§ **PROBLEM DESCRIPTION**
Take every line from the listing below that contains "chart".
--- BEGIN ---
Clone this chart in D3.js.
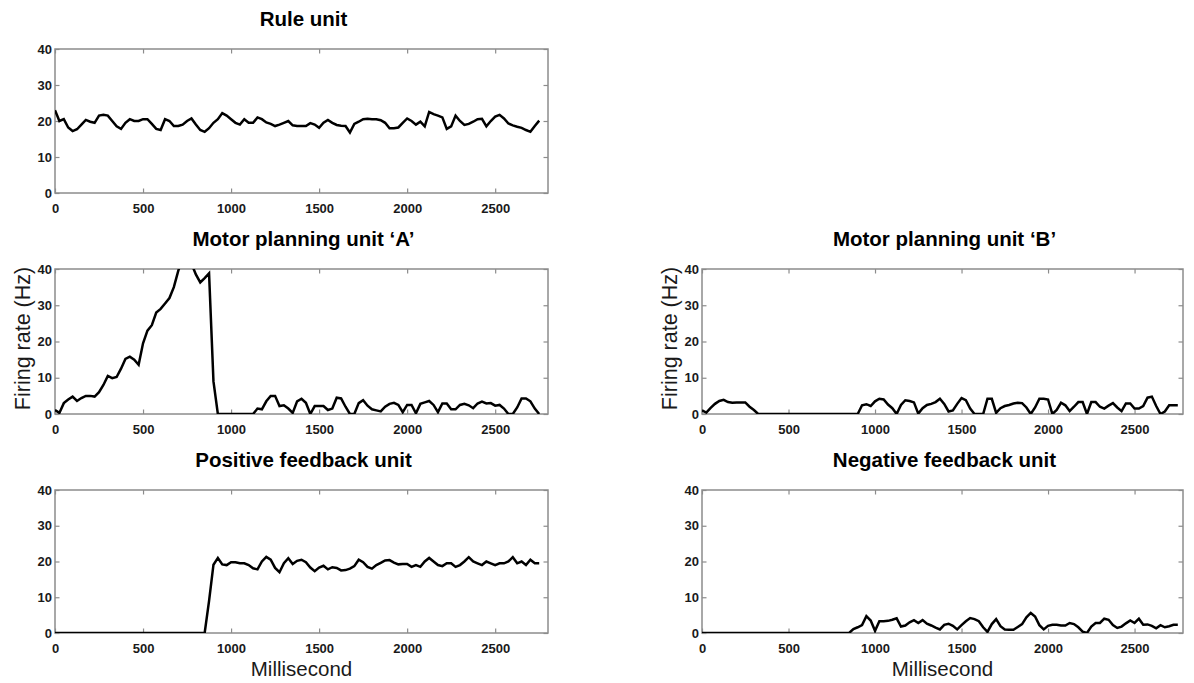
<!DOCTYPE html>
<html>
<head>
<meta charset="utf-8">
<script src="https://cdn.jsdelivr.net/npm/d3@7"></script>
<style>
  body { margin: 0; background: #fff; }
  svg { display: block; }
</style>
</head>
<body>
<svg id="chart" width="1194" height="683"></svg>
<script>
// Firing rate (Hz) of each unit, sampled every 25 ms from 0 to 2750 ms
const sampleStepMs = 25;

const ruleUnit = [
  23, 20, 20.5, 18.2, 17.2, 17.7, 19, 20.3, 19.8, 19.5,
  21.5, 21.7, 21.5, 20, 18.5, 17.8, 19.5, 20.5, 20, 20,
  20.5, 20.5, 19.2, 17.8, 17.5, 20.5, 20, 18.6, 18.6, 19,
  20, 20.7, 19, 17.5, 17, 18, 19.5, 20.5, 22.2, 21.5,
  20.5, 19.5, 19, 20.5, 19.5, 19.5, 21, 20.5, 19.6, 19.2,
  18.6, 19, 19.5, 20, 18.8, 18.6, 18.6, 18.6, 19.4, 19,
  18.1, 19.5, 20.3, 19.5, 18.9, 18.7, 18.6, 16.8, 19.2, 19.8,
  20.5, 20.6, 20.5, 20.5, 20.2, 19.5, 18, 18, 18.2, 19.5,
  20.7, 20, 19, 19.8, 18.5, 22.5, 21.9, 21.5, 21, 17.8,
  18.5, 21.5, 20, 18.9, 19.2, 19.8, 20.5, 20.6, 18.5, 20,
  21.2, 21.7, 20.7, 19.3, 18.8, 18.4, 18.1, 17.5, 17, 18.6,
  20.1
];

const motorUnitA = [
  1.1, 0.3, 3, 4, 4.8, 3.6, 4.4, 5, 5, 4.8,
  6, 8, 10.5, 9.9, 10.2, 12.5, 15.2, 15.8, 15, 13.6,
  19.5, 23, 24.5, 28, 29, 30.5, 32, 35, 39.5, 43,
  44, 41.5, 38.5, 36.3, 37.5, 38.8, 9, 0, 0, 0,
  0, 0, 0, 0, 0, 0, 1.5, 1.3, 3.5, 5,
  5, 2.2, 2.4, 1.5, 0.3, 3.5, 4.2, 3.1, 0, 2.2,
  2.2, 2.2, 1.1, 1.5, 4.5, 4.3, 2, 0, 0, 3,
  3.8, 2.3, 1.3, 1, 0.7, 2, 2.8, 3.1, 2.5, 0.5,
  2.5, 2.5, 0.2, 2.8, 3.2, 3.6, 2.5, 0.5, 2.9, 2.9,
  1.3, 1.3, 2.5, 2.8, 2.4, 1.6, 2.9, 3.4, 2.9, 3,
  2.3, 2.5, 1.5, 0, 0, 1.8, 4.3, 4.3, 3.5, 1.5,
  0
];

const motorUnitB = [
  1, 0.4, 1.7, 2.8, 3.6, 3.9, 3.3, 3.1, 3.2, 3.2,
  3.2, 2, 1.1, 0, 0, 0, 0, 0, 0, 0,
  0, 0, 0, 0, 0, 0, 0, 0, 0, 0,
  0, 0, 0, 0, 0, 0, 0, 2.4, 2.7, 2.2,
  3.5, 4.2, 4, 2.6, 1.6, 0, 2.5, 3.8, 3.6, 3.2,
  0.1, 1.6, 2.5, 2.8, 3.3, 4.2, 2.8, 0.7, 1, 2.8,
  4.4, 3.8, 1.5, 0, 0, 0, 4.2, 4.2, 0.3, 1.6,
  2.2, 2.5, 2.9, 3.1, 3, 1.8, 0, 1.8, 4.2, 4.2,
  4, 0, 1.1, 3.1, 2.4, 0.8, 2, 3.3, 3.3, 0,
  3.3, 3.3, 2, 1.5, 2.3, 3, 1.8, 0.8, 2.9, 2.9,
  1.5, 1.5, 2.2, 4.5, 4.8, 2.2, 0, 0.7, 2.4, 2.4,
  2.4
];

const positiveFeedback = [
  0, 0, 0, 0, 0, 0, 0, 0, 0, 0,
  0, 0, 0, 0, 0, 0, 0, 0, 0, 0,
  0, 0, 0, 0, 0, 0, 0, 0, 0, 0,
  0, 0, 0, 0, 0, 9, 19.1, 21, 19.2, 19,
  19.8, 19.8, 19.5, 19.5, 19, 18.1, 17.8, 20, 21.3, 20.5,
  18.2, 17, 19.5, 20.9, 19.3, 20.2, 20.5, 19.8, 18.3, 17.3,
  18.3, 18.8, 17.8, 18.4, 18.2, 17.5, 17.6, 18, 18.7, 20.5,
  19.8, 18.5, 18, 19, 19.6, 20.3, 20.4, 19.7, 19.2, 19.3,
  19.3, 18.5, 19, 18.5, 20, 21, 20, 19, 18.7, 19.5,
  19.5, 18.5, 19, 20, 21.2, 20, 19.5, 19, 20, 19.5,
  19, 19.5, 19.5, 20, 21.2, 19.5, 20, 19, 20.5, 19.5,
  19.5
];

const negativeFeedback = [
  0, 0, 0, 0, 0, 0, 0, 0, 0, 0,
  0, 0, 0, 0, 0, 0, 0, 0, 0, 0,
  0, 0, 0, 0, 0, 0, 0, 0, 0, 0,
  0, 0, 0, 0, 0, 1.1, 1.6, 2.2, 4.7, 3.5,
  0.6, 3.3, 3.3, 3.4, 3.7, 4.1, 1.8, 2.1, 3, 3.6,
  2.8, 3.6, 2.6, 2.1, 1.5, 1, 2.3, 2.6, 2, 1,
  2.2, 3.3, 4.2, 3.9, 3.3, 1.6, 0.3, 2.5, 3.9, 1.9,
  1, 0.9, 0.9, 1.7, 2.5, 4.4, 5.6, 4.6, 2.2, 1,
  2, 2.3, 2.3, 2.1, 2.1, 2.8, 2.5, 1.6, 0.4, 0,
  1.8, 2.8, 2.8, 4, 3.7, 2.2, 1.4, 1.8, 2.7, 3.5,
  2.8, 4, 2.3, 2.4, 2, 1.3, 2.2, 1.6, 1.9, 2.3,
  2.3
];

const xTickValues = [0, 500, 1000, 1500, 2000, 2500];
const yTickValues = [0, 10, 20, 30, 40];
const panelTitles = [
  "Rule unit",
  "Motor planning unit \u2018A\u2019",
  "Motor planning unit \u2018B\u2019",
  "Positive feedback unit",
  "Negative feedback unit"
];
const xAxisTitle = "Millisecond";
const yAxisTitle = "Firing rate (Hz)";

// Panel geometry: two columns, three rows (top-right slot left empty)
const columns = [
  { left: 55, right: 548, xMax: 2800 },
  { left: 702, right: 1183, xMax: 2780 }
];
const rows = [
  { top: 49, bottom: 193 },
  { top: 269, bottom: 414 },
  { top: 490, bottom: 633 }
];

const panels = [
  { title: panelTitles[0], values: ruleUnit, col: 0, row: 0, yLabel: false, xLabel: false },
  { title: panelTitles[1], values: motorUnitA, col: 0, row: 1, yLabel: true, xLabel: false },
  { title: panelTitles[2], values: motorUnitB, col: 1, row: 1, yLabel: true, xLabel: false },
  { title: panelTitles[3], values: positiveFeedback, col: 0, row: 2, yLabel: false, xLabel: true },
  { title: panelTitles[4], values: negativeFeedback, col: 1, row: 2, yLabel: false, xLabel: true }
];

const svg = d3.select("#chart");
const FONT = "'Liberation Sans', Arial, Helvetica, sans-serif";
const frameColor = "#8c8c8c";
const plainNumber = d3.format("d");

panels.forEach((p, i) => {
  const c = columns[p.col];
  const r = rows[p.row];
  const x = d3.scaleLinear().domain([0, c.xMax]).range([c.left, c.right]);
  const y = d3.scaleLinear().domain([0, 40]).range([r.bottom, r.top]);
  const g = svg.append("g");

  // clip so values above the axis limit are cut at the frame
  const clipId = "clip-" + i;
  svg.append("clipPath").attr("id", clipId)
    .append("rect")
    .attr("x", c.left).attr("y", r.top)
    .attr("width", c.right - c.left).attr("height", r.bottom - r.top);

  // bottom axis with labels, ticks pointing inward
  const bottom = g.append("g")
    .attr("transform", `translate(0,${r.bottom})`)
    .call(d3.axisBottom(x).tickValues(xTickValues).tickFormat(plainNumber)
      .tickSizeInner(-4.5).tickSizeOuter(0).tickPadding(11));
  // left axis with labels
  const left = g.append("g")
    .attr("transform", `translate(${c.left},0)`)
    .call(d3.axisLeft(y).tickValues(yTickValues).tickFormat(plainNumber)
      .tickSizeInner(-4.5).tickSizeOuter(0).tickPadding(3));
  // top and right: unlabeled inward ticks
  const top = g.append("g")
    .attr("transform", `translate(0,${r.top})`)
    .call(d3.axisTop(x).tickValues(xTickValues).tickSizeInner(-4.5).tickSizeOuter(0).tickFormat(""));
  const right = g.append("g")
    .attr("transform", `translate(${c.right},0)`)
    .call(d3.axisRight(y).tickValues(yTickValues).tickSizeInner(-4.5).tickSizeOuter(0).tickFormat(""));

  [bottom, left, top, right].forEach(a => {
    a.select(".domain").remove();
    a.selectAll(".tick line").attr("stroke", frameColor).attr("stroke-width", 1.2);
    a.selectAll(".tick text")
      .attr("fill", "#1a1a1a")
      .style("font-family", FONT)
      .style("font-size", "13px")
      .style("font-weight", "bold");
  });

  // frame box
  g.append("rect")
    .attr("x", c.left).attr("y", r.top)
    .attr("width", c.right - c.left).attr("height", r.bottom - r.top)
    .attr("fill", "none")
    .attr("stroke", frameColor)
    .attr("stroke-width", 1.5);

  // firing-rate trace
  const line = d3.line()
    .x((d, k) => x(k * sampleStepMs))
    .y(d => y(d));
  g.append("path")
    .datum(p.values)
    .attr("clip-path", `url(#${clipId})`)
    .attr("d", line)
    .attr("fill", "none")
    .attr("stroke", "#000")
    .attr("stroke-width", 2.5)
    .attr("stroke-linejoin", "miter");

  // panel title
  svg.append("text")
    .attr("x", (c.left + c.right) / 2 + 2)
    .attr("y", r.top - 23.5)
    .attr("text-anchor", "middle")
    .style("font-family", FONT)
    .style("font-size", "20.5px")
    .style("font-weight", "bold")
    .attr("fill", "#000")
    .text(p.title);

  if (p.yLabel) {
    const cy = (r.top + r.bottom) / 2 - 3;
    svg.append("text")
      .attr("transform", `translate(${c.left - 25},${cy}) rotate(-90)`)
      .attr("text-anchor", "middle")
      .style("font-family", FONT)
      .style("font-size", "21.5px")
      .attr("fill", "#1a1a1a")
      .text(yAxisTitle);
  }
  if (p.xLabel) {
    svg.append("text")
      .attr("x", (c.left + c.right) / 2)
      .attr("y", r.bottom + 43)
      .attr("text-anchor", "middle")
      .style("font-family", FONT)
      .style("font-size", "20.5px")
      .attr("fill", "#1a1a1a")
      .text(xAxisTitle);
  }
});
</script>
</body>
</html>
--- END ---
§ **ANSWER BELOW**
Clone this chart in D3.js.
<svg id="chart" width="1194" height="683"></svg>
const svg = d3.select("#chart");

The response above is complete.